Illustration—The Need for Brokenness

            Once upon a time, there was a beautiful garden.  The Master of the garden expressed great pride in his plants.  But he reserved a special place near his heart for the beloved bamboo tree.

            One day the master went to the bamboo and said, “Bamboo, I would use you.”  The bamboo was overjoyed, in his master’s words, all his hopes, aspirations, and dreams became flesh.  Drawing himself to his full height, he replied, “Master, I am ready, use me.”  Bamboo, the Master continued, “in order to use you, I must cut you down.”  Cut me down?  “Use me master, but please don’t cut me down.” Bamboo, explained the master, “unless I cut you down, I cannot use you.”  The master continued, “in order to use you, I must also strip your leaves and branches from you.”  Please, No! Bamboo exclaimed.  “Cut me down, but please don’t deprive me of my adornment.”  I can’t use you unless I do, replied the Master.  “Then do it”, Bamboo said. The Master continued, Bamboo, “if I use you, I must also divide you in half and cut out your heart.  Very submissive now, Bamboo only nodded his head.

            So the Master cut down Bamboo, stripped his branches and leaves and cut out his heart.  Then he took him to a very dry place in his field where a spring of cold, sparkling water bubbled up out of the ground.  He laid one end of Bamboo into the pool and the other end into the water channel in his field.  Soon, water gurgled along the Bamboo into the thirsty field.  The days came and went, the rice was planted and grew, and finally the harvest came.  Only then did once glorious Bamboo realized that his Master could only use him when he was broken.  But then he became a channel of life to his Master’s world. (Merrill Williams)

Conclusion
To the youth, women, and men, and children alike, we only have one mission—the mission of God.  God calls each and every one of us to participate in the healing of a broken world.  We are already broken, but God in a special way is ever willing to break us again, mold us, and cleanse us in order to become new, and finally, use us as channels to give life.

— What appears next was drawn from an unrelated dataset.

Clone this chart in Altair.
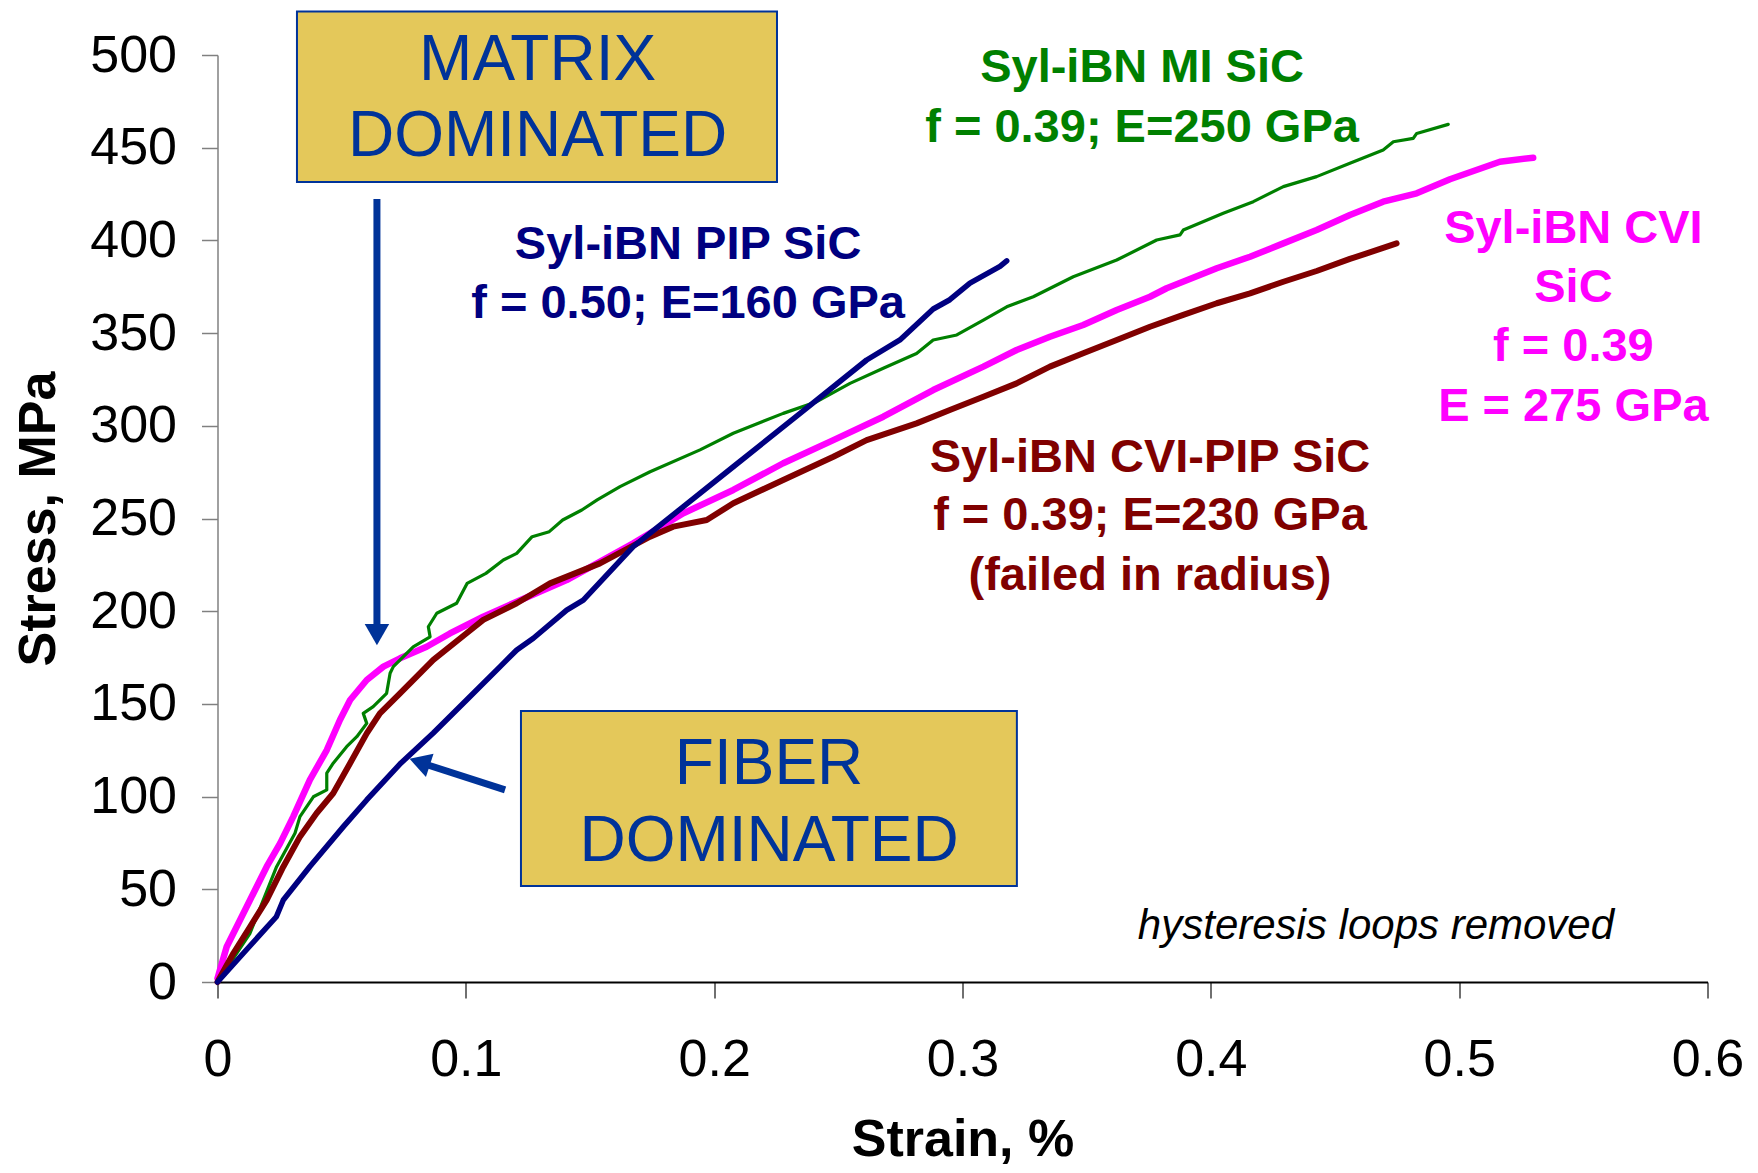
import altair as alt
import pandas as pd

FONT = "Liberation Sans, Arial, sans-serif"

# ---- curve data (strain %, stress MPa) ----
pip_x = [0, 0.0104, 0.0237, 0.0265, 0.0372, 0.0507, 0.0601, 0.0738, 0.0869, 0.1003,
         0.1138, 0.1205, 0.1272, 0.1406, 0.1473, 0.1674, 0.1876, 0.2077, 0.2346,
         0.2614, 0.2748, 0.2882, 0.2949, 0.303, 0.3151, 0.3178]
pip_y = [0, 15.5, 35.2, 44.2, 62.3, 83.8, 98.2, 118, 134.3, 152.1,
         170.1, 179.1, 185.4, 200.6, 206, 234.8, 256.4, 277.9, 306.7,
         335.5, 346.3, 363, 368, 377, 386, 389]

mi_x = [0, 0.0131, 0.0238, 0.0312, 0.0332, 0.0386, 0.044, 0.044, 0.0466, 0.052,
        0.0561, 0.0601, 0.0587, 0.0627, 0.0681, 0.0695, 0.0708, 0.0788, 0.0856,
        0.0849, 0.0883, 0.0963, 0.1005, 0.1081, 0.1151, 0.1205, 0.1267, 0.1336,
        0.139, 0.1467, 0.1529, 0.1621, 0.1742, 0.1943, 0.2077, 0.2278, 0.2413,
        0.2547, 0.2681, 0.2815, 0.2882, 0.2977, 0.3084, 0.3178, 0.3285, 0.3446,
        0.3621, 0.3782, 0.3876, 0.3889, 0.405, 0.4171, 0.4292, 0.4426, 0.456,
        0.4694, 0.4735, 0.4815, 0.4829, 0.4956]
mi_y = [0, 26.3, 62.2, 80.2, 89.2, 99.9, 103.6, 112.6, 118, 126.9,
        132.3, 139.5, 144.9, 148.5, 155.7, 166.5, 170.1, 180.8, 186.2,
        191.6, 198.9, 204.3, 215, 220.4, 227.6, 231.2, 240.2, 242.9,
        249.2, 254.6, 260, 267.2, 275.2, 287, 296, 306.7, 313,
        322.9, 331, 339, 346.3, 349, 357, 364.2, 369.6, 380.4,
        389.4, 400.2, 403, 405.6, 414.6, 420.9, 429, 434.4, 441.6,
        448.8, 453.2, 455, 457.7, 462.6]

cvi_x = [0, 0.0037, 0.0131, 0.0198, 0.0252, 0.0305, 0.0372, 0.044, 0.0493, 0.0534,
         0.0601, 0.0668, 0.0735, 0.0842, 0.0936, 0.107, 0.1205, 0.1406, 0.1674,
         0.1876, 0.2077, 0.2278, 0.248, 0.2681, 0.2882, 0.3084, 0.3218, 0.3352,
         0.3486, 0.3621, 0.3755, 0.3822, 0.4024, 0.4158, 0.4292, 0.4426, 0.456,
         0.4694, 0.4829, 0.4963, 0.5164, 0.5298]
cvi_y = [2, 19, 44.2, 62.2, 74.8, 89.2, 109, 125.1, 141.3, 152.1,
         162.9, 170.1, 174.6, 180.8, 188, 197, 205.1, 216.8, 236.6,
         252.8, 265.4, 279.8, 292.3, 304.9, 319.3, 331.9, 340.9, 348,
         354.4, 362.5, 369.6, 374.2, 385, 391.2, 398.4, 405.6, 413.7,
         420.9, 425.4, 433, 442.4, 444.6]

cvipip_x = [0, 0.0064, 0.0131, 0.0198, 0.0265, 0.0332, 0.0399, 0.0466, 0.0534, 0.0601,
            0.0654, 0.0735, 0.0802, 0.0869, 0.1003, 0.107, 0.1205, 0.1339, 0.154,
            0.1742, 0.1835, 0.197, 0.2077, 0.2278, 0.248, 0.2614, 0.2815, 0.2949,
            0.3084, 0.3218, 0.3352, 0.3486, 0.3621, 0.3755, 0.3889, 0.4024, 0.4158,
            0.4292, 0.4426, 0.456, 0.4628, 0.4748]
cvipip_y = [0, 15.5, 29.8, 44.2, 62.2, 78.4, 91, 101.8, 118, 134.1,
            144.9, 155.7, 164.7, 173.7, 188.1, 195.3, 204.3, 215, 225.8,
            240.2, 245.6, 249.2, 258.2, 270.8, 283.3, 292.3, 301.3, 308.5,
            315.7, 322.9, 331.9, 339.1, 346.3, 353.4, 359.8, 366.1, 371.4,
            377.7, 383.5, 390, 393, 398.4]

x_ticks = [0, 0.1, 0.2, 0.3, 0.4, 0.5, 0.6]
y_ticks = [0, 50, 100, 150, 200, 250, 300, 350, 400, 450, 500]

# ---- annotation texts ----
label_lines = [
    ("Syl-iBN PIP SiC", "#000080"), ("f = 0.50; E=160 GPa", "#000080"),
    ("Syl-iBN MI SiC", "#008000"), ("f = 0.39; E=250 GPa", "#008000"),
    ("Syl-iBN CVI", "#FF00FF"), ("SiC", "#FF00FF"), ("f = 0.39", "#FF00FF"), ("E = 275 GPa", "#FF00FF"),
    ("Syl-iBN CVI-PIP SiC", "#800000"), ("f = 0.39; E=230 GPa", "#800000"), ("(failed in radius)", "#800000"),
]
label_pos = [
    (0.1895, 389.7), (0.1895, 358.0),
    (0.3723, 485.6), (0.3723, 453.2),
    (0.546, 398.8), (0.546, 366.9), (0.546, 335.1), (0.546, 302.7),
    (0.3755, 275.2), (0.3755, 243.8), (0.3755, 211.7),
]
box_lines = ["MATRIX", "DOMINATED", "FIBER", "DOMINATED"]
box_line_pos = [(0.1289, 486.5), (0.1289, 445.5), (0.2221, 106.8), (0.2221, 65.5)]
boxes = [(0.0320, 0.2253, 431.5, 523.5), (0.1222, 0.3219, 51.8, 146.2)]
note_text = "hysteresis loops removed"
note_pos = (0.4665, 23.2)

# arrows: shaft (x, y, x2, y2) and heads (x, y, angle)
shafts = [(0.0642, 422.3, 0.0642, 192.6), (0.1158, 103.6, 0.0850, 116.9)]
heads = [(0.0642, 187.4, 180), (0.0814, 118.6, 288)]

BLUE = "#003399"

x_axis = alt.Axis(values=x_ticks, format="~g", labelFontSize=52, labelFont=FONT,
                  labelColor="black", labelPadding=36, labelFlush=False,
                  tickSize=16, tickColor="#404040", tickWidth=1.5,
                  domainColor="black", domainWidth=2, grid=False,
                  title="Strain, %", titleFont=FONT, titleFontSize=52,
                  titleFontWeight="bold", titleColor="black",
                  titleX=745, titleY=173, titleBaseline="alphabetic", titleAlign="center")
y_axis = alt.Axis(values=y_ticks, labelFontSize=52, labelFont=FONT, labelColor="black",
                  labelPadding=25, labelFlush=False, tickSize=16, tickColor="#808080",
                  tickWidth=1.5, domainColor="#808080", domainWidth=1.5, grid=False,
                  title="Stress, MPa", titleFont=FONT, titleFontSize=52,
                  titleFontWeight="bold", titleColor="black", titleAngle=270,
                  titleX=-163, titleY=463.5, titleBaseline="alphabetic", titleAlign="center")

xs = alt.Scale(domain=[0, 0.6], nice=False, zero=False)
ys = alt.Scale(domain=[0, 500], nice=False, zero=False)
X = alt.X("strain:Q", scale=xs, axis=x_axis)
Y = alt.Y("stress:Q", scale=ys, axis=y_axis)


def curve(xv, yv):
    return pd.DataFrame({"strain": xv, "stress": yv, "i": list(range(len(xv)))})


def line(df, color, width):
    return alt.Chart(df).mark_line(color=color, strokeWidth=width, strokeJoin="round",
                                   strokeCap="round", clip=False).encode(
        x=X, y=Y, order=alt.Order("i:Q"))


box_df = pd.DataFrame({"strain": [b[0] for b in boxes], "strain2": [b[1] for b in boxes],
                       "stress": [b[2] for b in boxes], "stress2": [b[3] for b in boxes]})
box_layer = alt.Chart(box_df).mark_rect(fill="#E4C85A", stroke=BLUE, strokeWidth=2).encode(
    x=X, x2="strain2:Q", y=Y, y2="stress2:Q")

box_text_df = pd.DataFrame({"text": box_lines, "strain": [p[0] for p in box_line_pos],
                            "stress": [p[1] for p in box_line_pos]})
box_text = alt.Chart(box_text_df).mark_text(font=FONT, fontSize=64, color=BLUE,
                                            align="center", baseline="alphabetic").encode(
    x=X, y=Y, text="text:N")

lab_df = pd.DataFrame({"text": [l[0] for l in label_lines], "col": [l[1] for l in label_lines],
                       "strain": [p[0] for p in label_pos], "stress": [p[1] for p in label_pos]})
labels = alt.Chart(lab_df).mark_text(font=FONT, fontSize=47, fontWeight="bold",
                                     align="center", baseline="alphabetic").encode(
    x=X, y=Y, text="text:N", color=alt.Color("col:N", scale=None))

note_df = pd.DataFrame({"text": [note_text], "strain": [note_pos[0]], "stress": [note_pos[1]]})
note = alt.Chart(note_df).mark_text(font=FONT, fontSize=42, fontStyle="italic", color="black",
                                    align="center", baseline="alphabetic").encode(
    x=X, y=Y, text="text:N")

shaft_df = pd.DataFrame({"strain": [s[0] for s in shafts], "stress": [s[1] for s in shafts],
                         "strain2": [s[2] for s in shafts], "stress2": [s[3] for s in shafts]})
shaft_layer = alt.Chart(shaft_df).mark_rule(color=BLUE, strokeWidth=7, strokeCap="butt").encode(
    x=X, y=Y, x2="strain2:Q", y2="stress2:Q")

head_df = pd.DataFrame({"strain": [h[0] for h in heads], "stress": [h[1] for h in heads],
                        "ang": [h[2] for h in heads]})
head_layer = alt.Chart(head_df).mark_point(shape="triangle-up", filled=True, size=600,
                                           color=BLUE, opacity=1, strokeWidth=0).encode(
    x=X, y=Y, angle=alt.Angle("ang:Q", scale=None))

chart = alt.layer(
    line(curve(cvi_x, cvi_y), "#FF00FF", 6.5),
    line(curve(mi_x, mi_y), "#008000", 3.2),
    line(curve(cvipip_x, cvipip_y), "#800000", 6),
    line(curve(pip_x, pip_y), "#000080", 5.5),
    box_layer, box_text, labels, note, shaft_layer, head_layer,
).properties(
    width=1490, height=927,
    autosize=alt.AutoSizeParams(type="none"),
    padding={"left": 209.5, "top": 47, "right": 40, "bottom": 183},
    background="white",
).configure_view(stroke=None)

chart.save("out.html", embed_options={"renderer": "svg", "actions": False})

            Apostle Paul said, “I beat my body and make it my slave so that after I have preached to others, I myself will not be disqualified for the prize.”  We all run for the prize of peace, love, and justice, we long for it and we want to experience it.  But knowledge about the enemy is not enough; knowledge about the mission-field is not enough.  It is in the total conquest over self and surrender to God’s discipline and guidance that gives the ultimate success. For if not, we are considered enemies and mission-fields.  Amen!